DOC: Wait, I want to make sure I understand what you two are getting at. Mick, you’re claiming that Augustine’s view takes too seriously the idea that God is outside of time. Is that right?
MICK: Yes, that’s a good way of putting it. If Jack’s characterization is right, Augustine is thinking of god as a Zeus-like figure who stands outside of time and sees everything all at once. And I take it that he wants to relate to the world as much like god as humanly possible.
DOC: And you think that if we adopt Jack’s strict identification of God with love, then that means we shouldn’t think of God as a person standing outside of time.
MICK: Exactly. (After a pause.) Oh!
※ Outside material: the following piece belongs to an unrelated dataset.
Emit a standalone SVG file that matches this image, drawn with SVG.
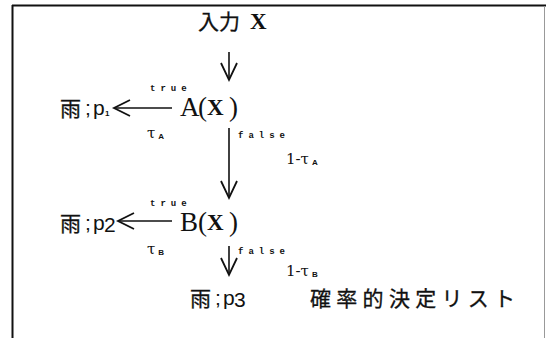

I think I’ve nailed down what I want to say. Jack, you said that Augustine thinks god views reality through the lens of eternity. But I think you should say that the relation of love to reality is one of boundlessness.
JACK: Yes! That is really helpful! And now I’m glad you made me stick to my guns.
DOC: I agree. That is a really helpful formulation. Let’s see how that bears on Jack’s allegation that Augustine’s and Baldwin’s perspectives are incommensurable. We’re clearly working with a modified version of Augustine’s view, but I think I can see how it is compatible with Baldwin’s. Like Baldwin, we can accept life as it is, without thinking that the point is to get to some pure, unchanging, heavenly state where nothing is at risk. And we can do so by being faithfully committed to the boundlessness of love. Does that sound right?
Mick: Yes, that’s what I had in mind, but now I’m wondering how literally we’re supposed to take the term “boundless.”
Doc and Jack both laugh.
JACK: You are, as they say, your own worst critic.
Mick: Haha. It’s fun! Anyways, the problem that I now see is that if Baldwin’s view is correct, love ends at the grave. So it is bounded.
JACK: Right, and if there is one thing the Christian tradition, which Augustine belongs to, has stood for it is that love is everlasting. The whole promise of the resurrection is that we participate in the God that is love and we do so without end.
DOC: I suppose we could think about it in poetic terms. Or, maybe a better way to put it would be to say that we hope that love is, in some mysterious way which we can’t fully comprehend, boundless.
MICK: Hmm. Yes, I suppose I can understand that.
JACK: That seems to me an important existential choice. Do we live as if love is boundless and hope for its full consummation? Or do we live as if it is temporally limited and will not be fully consummated?
MICK: I don’t think it’s an either/or proposition. I think we need to live knowing full well that the project might not be realized, but nevertheless we will stick to the project because being loved and in love is an intrinsically good way of being.
DOC: We could say that at least one of the ways in which love is boundless is that its value isn’t contingent on it being successful in some external sense.
MICK: Right! It’s value is literally not bounded.
JACK: This brings to mind my favorite line from Les Misérables: “To love, or to have loved,—this suffices. Demand nothing more. There is no other pearl to be found in the shadowy folds of life. To love is a fulfillment.”
MICK: Oh, that is beautiful. (Pauses.) And it expresses the whole idea we’ve been dancing around. It affirms Baldwin’s view—“the shadowy folds of life”— and it affirms the modified Augustinian view—“love is a fulfillment.”
JACK: You’re right.
MICK: So, see? They aren’t incommensurable. It’s just that we often think they are.
Jack throws up his hands.
JACK: I admit, you’ve got me!
They all chuckle and eventually take a drink.
Notes
Aristotle, Nicomachean Ethics, trans., Ostwald (Macmillan Publishing Company, 1962).
Jean-Paul Sartre, Existentialism Is a Humanism (Yale University Press, 2007).
Martin Hägglund, This Life: Secular Faith and Spiritual Freedom (Pantheon Books, 2019), p. 5.
Victor Hugo, Les Misérables, trans., Hapgood (Thomas Y. Crowell & Co., 1887), Book VI, Chapter 2.